CELEBRITY
Tusk odpowiada na słowa Trumpa. O żadnych ustępstwach nie ma mowy!

Nikt z nas nie powinien wywierać presji na Zełenskiego w kwestii ustępstw terytorialnych” — przekazał Donald Tusk. Tym samym premier odniósł się do szokujących słów Donalda Trumpa.

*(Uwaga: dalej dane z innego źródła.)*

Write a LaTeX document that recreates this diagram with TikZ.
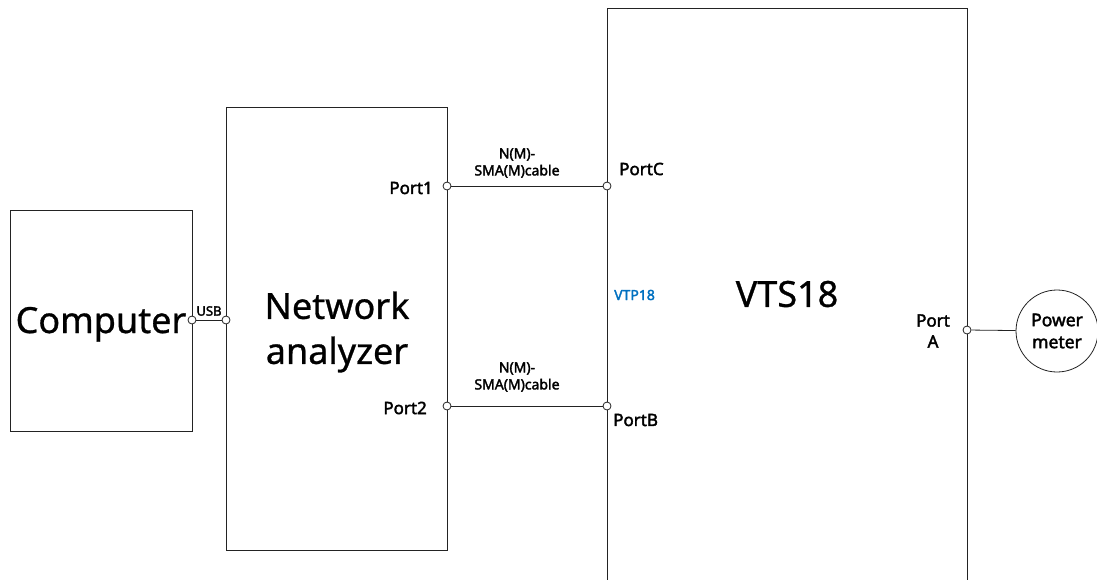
\documentclass[tikz,border=0pt]{standalone}
\usepackage{fontspec}
\setmainfont{Noto Sans}
\newfontfamily\lblfont{Noto Sans}[FakeBold=2.2]
\newfontfamily\bigfont{Noto Sans}[FakeBold=0.8]
\usetikzlibrary{positioning}
\definecolor{lineg}{RGB}{35,35,35}
\definecolor{vtblue}{RGB}{0,112,192}
\tikzset{
  devbox/.style={draw=lineg, line width=0.9pt, inner sep=0pt},
  bigtxt/.style={font=\bigfont\fontsize{36}{45}\selectfont, inner sep=0pt, align=center},
  portdot/.style={draw=lineg, fill=white, circle, line width=0.8pt,
                  inner sep=0pt, minimum size=8pt},
  portlbl/.style={font=\lblfont\fontsize{17}{21}\selectfont, inner sep=0pt, align=center},
  cablelbl/.style={font=\lblfont\fontsize{14}{17}\selectfont, inner sep=0pt, align=center},
  cable/.style={draw=lineg, line width=0.8pt},
}
\begin{document}
\begin{tikzpicture}[x=1pt, y=-1pt]
\clip (0,0) rectangle (1097,579);

% --- devices ---
\node[devbox, minimum width=182pt, minimum height=221pt] (comp) at (101,320.5) {};
\node[bigtxt, anchor=base] (comptxt) at (101,333) {Computer};

\node[devbox, minimum width=221pt, minimum height=443pt] (na) at (336.5,328.5) {};
\node[bigtxt] (natxt) at (337,332) {Network\\analyzer};

\node[devbox, minimum width=360pt, minimum height=592pt] (vts) at (787,304) {};
\node[bigtxt] (vtstxt) at (787,294) {VTS18};
\node[font=\lblfont\fontsize{14}{16}\selectfont, text=vtblue, inner sep=0pt, anchor=west]
  (vtp) at (614,295) {VTP18};

\node[draw=lineg, line width=0.8pt, circle, minimum size=82pt, inner sep=0pt,
      font=\lblfont\fontsize{17.5}{22}\selectfont, align=center] (pm) at (1057,331) {Power\\meter};

% --- ports ---
\node[portdot] (usbL) at (192,320) {};
\node[portdot] (usbR) at (226,320) {};
\node[portdot] (p1) at (447,186) {};
\node[portdot] (p2) at (447,406) {};
\node[portdot] (pc) at (607,186) {};
\node[portdot] (pb) at (607,406) {};
\node[portdot] (pa) at (967,330) {};

% --- cables ---
\draw[cable] (usbL) -- (usbR);
\draw[cable] (p1) -- (pc);
\draw[cable] (p2) -- (pb);
\draw[cable] (pa) -- (pm);

% --- labels ---
\node[font=\lblfont\fontsize{13}{15}\selectfont, inner sep=0pt] (usbtxt) at (209,311) {USB};
\node[portlbl, anchor=east] (p1txt) at (433,188) {Port1};
\node[portlbl, anchor=east] (p2txt) at (427,408) {Port2};
\node[portlbl, anchor=west] (pctxt) at (619,169) {PortC};
\node[portlbl, anchor=west] (pbtxt) at (613,420) {PortB};
\node[portlbl] (patxt) at (933,331) {Port\\A};
\node[cablelbl] (c1txt) at (517,163) {N(M)-\\SMA(M)cable};
\node[cablelbl] (c2txt) at (517,377) {N(M)-\\SMA(M)cable};

\end{tikzpicture}
\end{document}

W niedzielnym wywiadzie prezydent USA Donald Trump stwierdził, że Rosja ostatecznie zatrzyma “jakieś posiadłości” zdobyte w Ukrainie, wskazując, że zostały one opanowane w wyniku walk. Dodał też, że ma wrażenie, iż Władimir Putin jest otwarty na zakończenie wojny
Donald Tusk reaguje na słowa Donalda Trumpa
Teraz do tych słów na platformie X odniósł się Donald Tusk. Szef polskiego rządu podkreślił, że nikt nie powinien wywierać presji na prezydencie Ukrainy.
Nikt z nas nie powinien wywierać presji na Zełenskiego w kwestii ustępstw terytorialnych. Wszyscy powinniśmy naciskać na Rosję, aby zaprzestała agresji. Ustępstwa nigdy nie były drogą do sprawiedliwego i trwałego pokoju” — napisał Donald Tusk.

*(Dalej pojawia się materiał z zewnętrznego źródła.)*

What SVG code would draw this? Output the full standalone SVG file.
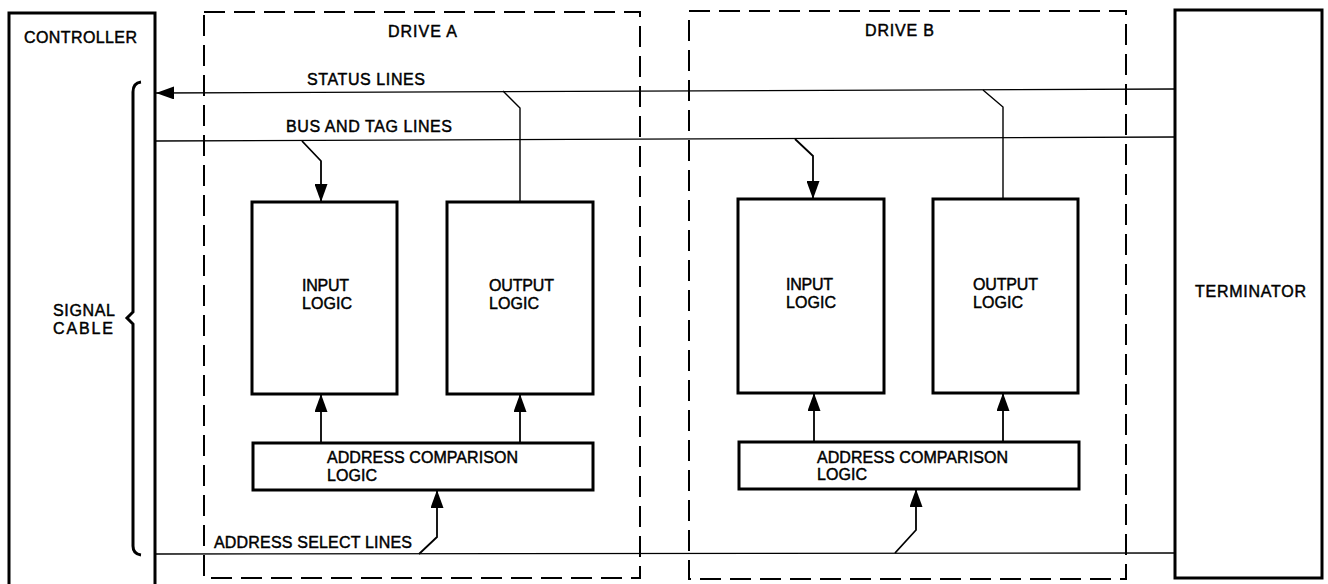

Prezydent USA stwierdził, że Rosja ostatecznie zatrzyma “jakieś posiadłości” zdobyte w Ukrainie, podkreślając, iż przejęła je w wyniku walk. Dodał też, że wyczuwa, iż rosyjski dyktator jest gotów zakończyć wojnę.
Słowa te padły w odpowiedzi na pytanie dziennikarki Fox Business, Marii Bartiromo, czy ma wrażenie, że rosyjski przywódca “byłby skłonny lub otwarty na pomysł zakończenia tej wojny bez zabierania Ukrainie znacznej części terytorium”. Prezydent USA najpierw przytaknął, po czym doprecyzował: — Cóż, on coś weźmie. Oni walczyli i teraz mają dużo posiadłości. On wywalczył pewne posiadłości (…) My jesteśmy jedynym krajem, który wchodzi, wygrywa wojnę i potem wychodzi, jak zrobiliśmy to za prezydenta Busha na Bliskim Wschodzie. Wspomniał, że był za tym, aby Ameryka przynajmniej “zatrzymała sobie ropę” w Iraku, lecz zamiast tego Ameryka “rozwaliła kraj na kawałki i wyszła”.

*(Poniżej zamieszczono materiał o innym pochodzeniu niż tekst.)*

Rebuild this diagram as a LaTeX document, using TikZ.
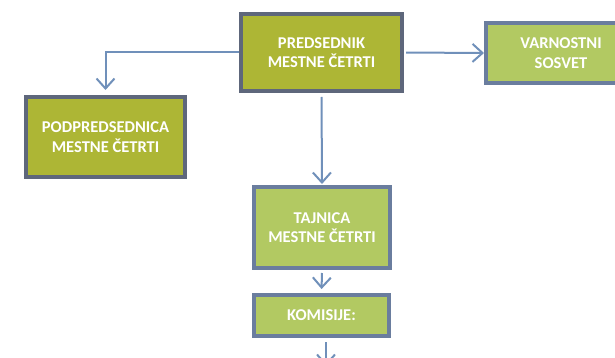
\documentclass[tikz,border=0pt]{standalone}
\usepackage{fontspec}
\setmainfont{Carlito}[BoldFont={Carlito Bold}]
\usetikzlibrary{arrows.meta}
\definecolor{olivedark}{HTML}{ADB635}
\definecolor{olivelight}{HTML}{B2C962}
\definecolor{framedark}{HTML}{5E677B}
\definecolor{framelight}{HTML}{6A7D9E}
\definecolor{arrowblue}{HTML}{7090BA}
\begin{document}
\begin{tikzpicture}[x=1pt,y=-1pt,
    box/.style={draw,line width=4pt,text=white,align=center,
        font=\bfseries\fontsize{16.5}{19.5}\selectfont},
    darkbox/.style={box,draw=framedark,fill=olivedark},
    lightbox/.style={box,draw=framelight,fill=olivelight},
    arr/.style={draw=arrowblue,line width=2pt,
        -{Straight Barb[length=10pt,width=18pt]}}]
\useasboundingbox (0,0) rectangle (615,358);

\node[darkbox,minimum width=161pt,minimum height=77pt] (predsednik) at (321.5,52.5)
    {PREDSEDNIK\\MESTNE ČETRTI};
\node[darkbox,minimum width=159pt,minimum height=80pt] (podpredsednica) at (105.5,137)
    {PODPREDSEDNICA\\MESTNE ČETRTI};
\node[lightbox,minimum width=150pt,minimum height=60pt] (varnostni) at (561,53)
    {VARNOSTNI\\SOSVET};
\node[lightbox,minimum width=136pt,minimum height=81pt] (tajnica) at (322,227.5)
    {TAJNICA\\MESTNE ČETRTI};
\node[lightbox,minimum width=135pt,minimum height=41pt] (komisije) at (321.5,315.5)
    {KOMISIJE:};
\coordinate (naprej) at (326,366);

\draw[arr,shorten >=5pt] (predsednik.west) -| (podpredsednica.north);
\draw[arr,shorten <=2pt] (predsednik.east) -- (varnostni.west);
\draw[arr,shorten <=4pt,shorten >=1pt] (predsednik.south) -- (tajnica.north);
\draw[arr,shorten <=3pt,shorten >=4pt] (tajnica.south) -- (komisije.north);
\draw[arr,shorten <=4pt] (komisije.south -| naprej) -- (naprej);
\end{tikzpicture}
\end{document}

Jak opisał w sobotę “Washington Post”, podczas czwartkowej rozmowy telefonicznej z Trumpem Putin miał zasugerować, że w zamian za kontrolę nad obwodem donieckim oddałby części dwóch innych regionów Ukrainy — w obwodach zaporoskim i chersońskim. Według anonimowych źródeł rządowych to postulaty skromniejsze niż te, które Rosja przedstawiła w sierpniu na szczycie amerykańsko-rosyjskim w Anchorage na Alasce. Część urzędników Białego Domu uznała to za krok naprzód, choć — jak zastrzega inne źródło — Ukraińcy niekoniecznie tak to postrzegają.